For one, this establishes good faith between colocation facilities and their clients, by showing that they're not trying to hide anything. From the customer's perspective, it's easier to make sure that the facility is conforming to service-level agreements. Equally important, customers can look at the same electrical metering data as facility operators. 

For this to be feasible, though, or for DCIM to add value to data center power management, facilities need power monitoring infrastructure that can accurately and remotely record, store and analyze power consumption. Without this, they may as well be doing sneaker reports. 

The intelligent solution: PDU-based monitoring

"Procure precise metrics about the power load of a specific client."

In addition to remotely monitoring power usage for performance and efficiency, intelligent power distribution units (PDUs) can accurately track power load per client, down to the outlet. Significantly, this happens in real time, all the time. So, rather than approximating energy usage per customer based on sneaker reports, management can procure precise metrics regarding the power load a certain client uses over the course of the entire billing cycle. The result is the ability to achieve 99 percent billing-grade accuracy. 

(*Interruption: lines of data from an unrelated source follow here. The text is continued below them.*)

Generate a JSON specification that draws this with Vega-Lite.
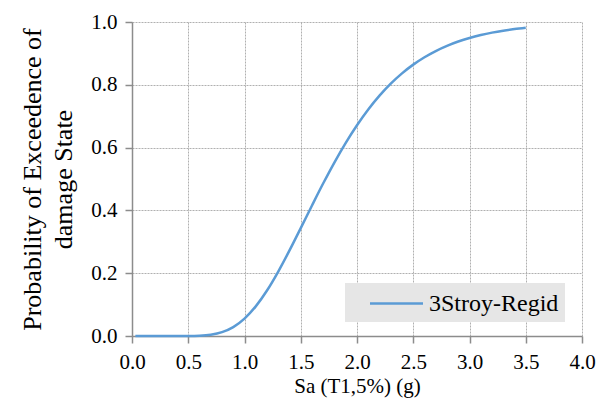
{
  "$schema": "https://vega.github.io/schema/vega-lite/v6.json",
  "width": 450,
  "height": 314,
  "autosize": {"type": "none"},
  "padding": {"left": 132, "top": 22, "right": 16, "bottom": 82},
  "background": "white",
  "data": {"values": [
    {"sa": 0.03, "p": 0.0, "series": "3Stroy-Regid"},
    {"sa": 0.1, "p": 0.0, "series": "3Stroy-Regid"},
    {"sa": 0.2, "p": 0.0, "series": "3Stroy-Regid"},
    {"sa": 0.3, "p": 0.0, "series": "3Stroy-Regid"},
    {"sa": 0.4, "p": 0.00002, "series": "3Stroy-Regid"},
    {"sa": 0.5, "p": 0.00014, "series": "3Stroy-Regid"},
    {"sa": 0.6, "p": 0.001, "series": "3Stroy-Regid"},
    {"sa": 0.7, "p": 0.0041, "series": "3Stroy-Regid"},
    {"sa": 0.8, "p": 0.0122, "series": "3Stroy-Regid"},
    {"sa": 0.9, "p": 0.0284, "series": "3Stroy-Regid"},
    {"sa": 1.0, "p": 0.0554, "series": "3Stroy-Regid"},
    {"sa": 1.1, "p": 0.0943, "series": "3Stroy-Regid"},
    {"sa": 1.2, "p": 0.1448, "series": "3Stroy-Regid"},
    {"sa": 1.3, "p": 0.2053, "series": "3Stroy-Regid"},
    {"sa": 1.4, "p": 0.2725, "series": "3Stroy-Regid"},
    {"sa": 1.5, "p": 0.3437, "series": "3Stroy-Regid"},
    {"sa": 1.6, "p": 0.4158, "series": "3Stroy-Regid"},
    {"sa": 1.7, "p": 0.4864, "series": "3Stroy-Regid"},
    {"sa": 1.8, "p": 0.5532, "series": "3Stroy-Regid"},
    {"sa": 1.9, "p": 0.6152, "series": "3Stroy-Regid"},
    {"sa": 2.0, "p": 0.6713, "series": "3Stroy-Regid"},
    {"sa": 2.1, "p": 0.7214, "series": "3Stroy-Regid"},
    {"sa": 2.2, "p": 0.7655, "series": "3Stroy-Regid"},
    {"sa": 2.3, "p": 0.8037, "series": "3Stroy-Regid"},
    {"sa": 2.4, "p": 0.8365, "series": "3Stroy-Regid"},
    {"sa": 2.5, "p": 0.8643, "series": "3Stroy-Regid"},
    {"sa": 2.6, "p": 0.8879, "series": "3Stroy-Regid"},
    {"sa": 2.7, "p": 0.9076, "series": "3Stroy-Regid"},
    {"sa": 2.8, "p": 0.9241, "series": "3Stroy-Regid"},
    {"sa": 2.9, "p": 0.9378, "series": "3Stroy-Regid"},
    {"sa": 3.0, "p": 0.9491, "series": "3Stroy-Regid"},
    {"sa": 3.1, "p": 0.9584, "series": "3Stroy-Regid"},
    {"sa": 3.2, "p": 0.9661, "series": "3Stroy-Regid"},
    {"sa": 3.3, "p": 0.9724, "series": "3Stroy-Regid"},
    {"sa": 3.4, "p": 0.9775, "series": "3Stroy-Regid"},
    {"sa": 3.5, "p": 0.9817, "series": "3Stroy-Regid"}
  ]},
  "mark": {"type": "line", "interpolate": "monotone", "strokeWidth": 2.5},
  "encoding": {
    "x": {
      "field": "sa", "type": "quantitative",
      "scale": {"domain": [0, 4], "nice": false, "zero": false},
      "axis": {
        "title": "Sa (T1,5%) (g)",
        "values": [0, 0.5, 1, 1.5, 2, 2.5, 3, 3.5, 4],
        "format": ".1f",
        "labelFlush": false,
        "titlePadding": 3
      }
    },
    "y": {
      "field": "p", "type": "quantitative",
      "scale": {"domain": [0, 1], "nice": false},
      "axis": {
        "title": ["Probability of Exceedence of", "damage State"],
        "values": [0, 0.2, 0.4, 0.6, 0.8, 1.0],
        "format": ".1f",
        "labelFlush": false,
        "titlePadding": 14,
        "titleFontSize": 26,
        "titleLineHeight": 31
      }
    },
    "color": {
      "field": "series", "type": "nominal",
      "scale": {"range": ["#5b9bd5"]},
      "legend": {
        "title": null,
        "orient": "none",
        "legendX": 213,
        "legendY": 261,
        "fillColor": "#e6e6e6",
        "padding": 6,
        "symbolType": "M-2,0H2",
        "symbolSize": 702,
        "symbolStrokeWidth": 2.5,
        "symbolOffset": 31,
        "labelOffset": 18,
        "labelFont": "Liberation Serif, serif",
        "labelFontSize": 24,
        "labelColor": "#000000",
        "labelLimit": 300
      }
    }
  },
  "config": {
    "view": {"stroke": null},
    "font": "Liberation Serif, serif",
    "axis": {
      "labelFont": "Liberation Serif, serif",
      "titleFont": "Liberation Serif, serif",
      "labelFontSize": 21,
      "titleFontSize": 21,
      "titleFontWeight": "normal",
      "labelColor": "#000000",
      "titleColor": "#000000",
      "domainColor": "#8c8c8c",
      "domainWidth": 1.5,
      "tickColor": "#8c8c8c",
      "tickWidth": 1.5,
      "tickSize": 7,
      "labelPadding": 8,
      "gridColor": "#b0b0b0",
      "gridDash": [2, 1],
      "gridWidth": 1
    }
  }
}
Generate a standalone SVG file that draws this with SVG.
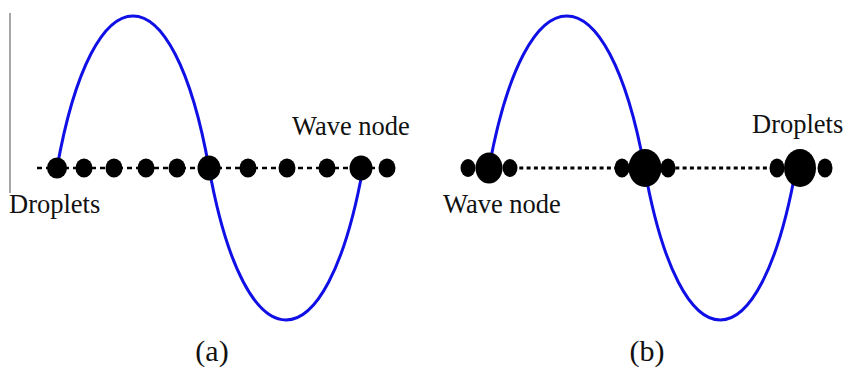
<svg xmlns="http://www.w3.org/2000/svg" width="845" height="374" viewBox="0 0 845 374">
  <style>
    .wave { fill: none; stroke: #1010e6; stroke-width: 3; }
    .dashA { stroke: #000; stroke-width: 2.6; stroke-dasharray: 5 4; }
    .dashB { stroke: #000; stroke-width: 2.8; stroke-dasharray: 4 3.3; }
    .drop { fill: #000; }
    .lbl { font-family: "Liberation Serif", "Times New Roman", serif; font-size: 26.5px; fill: #111; }
    .cap { font-family: "Liberation Serif", "Times New Roman", serif; font-size: 30px; fill: #111; text-anchor: middle; }
  </style>
  <rect width="845" height="374" fill="#fff"/>

  <g id="panel-a">
    <line x1="10" y1="13" x2="10" y2="193" stroke="#8a8a8a" stroke-width="1.5"/>
    <path class="wave" d="M57,168 C93,-34.7 173,-34.7 209,168 C245.5,370.7 326.5,370.7 363,168"/>
    <line class="dashA" x1="37" y1="168" x2="392" y2="168"/>
    <g id="droplets-a">
      <ellipse class="drop" cx="57" cy="168" rx="10" ry="10.5"/>
      <ellipse class="drop" cx="84" cy="168" rx="8.5" ry="9.5"/>
      <ellipse class="drop" cx="114" cy="168" rx="8.5" ry="9.5"/>
      <ellipse class="drop" cx="146" cy="168" rx="8.5" ry="9.5"/>
      <ellipse class="drop" cx="177" cy="168" rx="8.5" ry="9.5"/>
      <ellipse class="drop" cx="209" cy="168" rx="11.5" ry="12.5"/>
      <ellipse class="drop" cx="248" cy="168" rx="8.5" ry="9.5"/>
      <ellipse class="drop" cx="287" cy="168" rx="8.5" ry="9.5"/>
      <ellipse class="drop" cx="327" cy="168" rx="8.5" ry="9.5"/>
      <ellipse class="drop" cx="361" cy="168" rx="11.5" ry="12.5"/>
      <ellipse class="drop" cx="387" cy="168" rx="8.5" ry="9.5"/>
    </g>
    <text class="lbl" x="292" y="135">Wave node</text>
    <text class="lbl" x="9" y="213">Droplets</text>
    <text class="cap" x="212" y="361">(a)</text>
  </g>

  <g id="panel-b">
    <path class="wave" d="M489,168 C525.9,-34.7 607.6,-34.7 644.5,168 C680.4,370.7 760.1,370.7 796,168"/>
    <line class="dashB" x1="512" y1="168" x2="622" y2="168"/>
    <line class="dashB" x1="668" y1="168" x2="777" y2="168"/>
    <g id="cluster-left">
      <ellipse class="drop" cx="468" cy="168" rx="7.5" ry="9"/>
      <ellipse class="drop" cx="510" cy="168" rx="7.5" ry="9"/>
      <ellipse class="drop" cx="489" cy="168" rx="13.5" ry="15.5"/>
    </g>
    <g id="cluster-mid">
      <ellipse class="drop" cx="622" cy="168" rx="7.5" ry="9.5"/>
      <ellipse class="drop" cx="668" cy="168" rx="7.5" ry="9.5"/>
      <ellipse class="drop" cx="645" cy="168" rx="16.5" ry="19"/>
    </g>
    <g id="cluster-right">
      <ellipse class="drop" cx="777" cy="168" rx="7.5" ry="9.5"/>
      <ellipse class="drop" cx="825" cy="168" rx="7.5" ry="9.5"/>
      <ellipse class="drop" cx="800" cy="168" rx="16" ry="19"/>
    </g>
    <text class="lbl" x="443" y="213">Wave node</text>
    <text class="lbl" x="752" y="133">Droplets</text>
    <text class="cap" x="647" y="361">(b)</text>
  </g>
</svg>
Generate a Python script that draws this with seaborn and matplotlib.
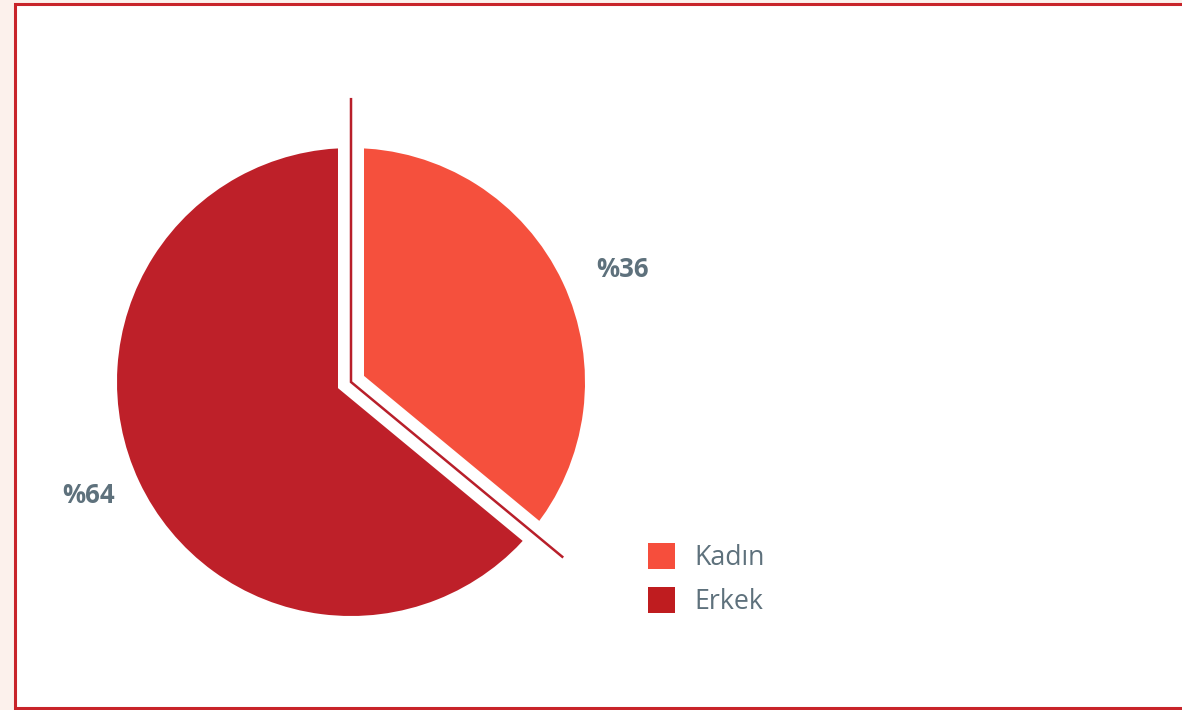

Beyond billing, precision power monitoring is useful for optimizing data center operations in preparation for scaling – and it's not just the colocation market that's growing. The cloud services market is also increasing, and at a compound annual rate of 17 percent. With granular insight into how much money customers are spending, what their peak power loads are and how those loads impact environmental conditions (intelligent PDUs also come equipped with ports environmental monitoring), data center operators can significantly improve capacity planning.

And finally, remote, detailed power monitoring through a PDU can enable automatic alerts in the event that even a single piece of equipment goes offline or loses power. This level of 24/7 vigilance enhances data center reliability and enables quick responses to incidents that risk disrupting business continuity. 

Myriad functions are made possible in a very small amount of rack space with intelligent PDUs. If anything, stopping sneaker reports in their tracks is one of the more basic benefits of advanced power infrastructure. Be that as it may, precise billing is a crucial aspect of managing a colocation data center, and one that should be implemented sooner rather than later.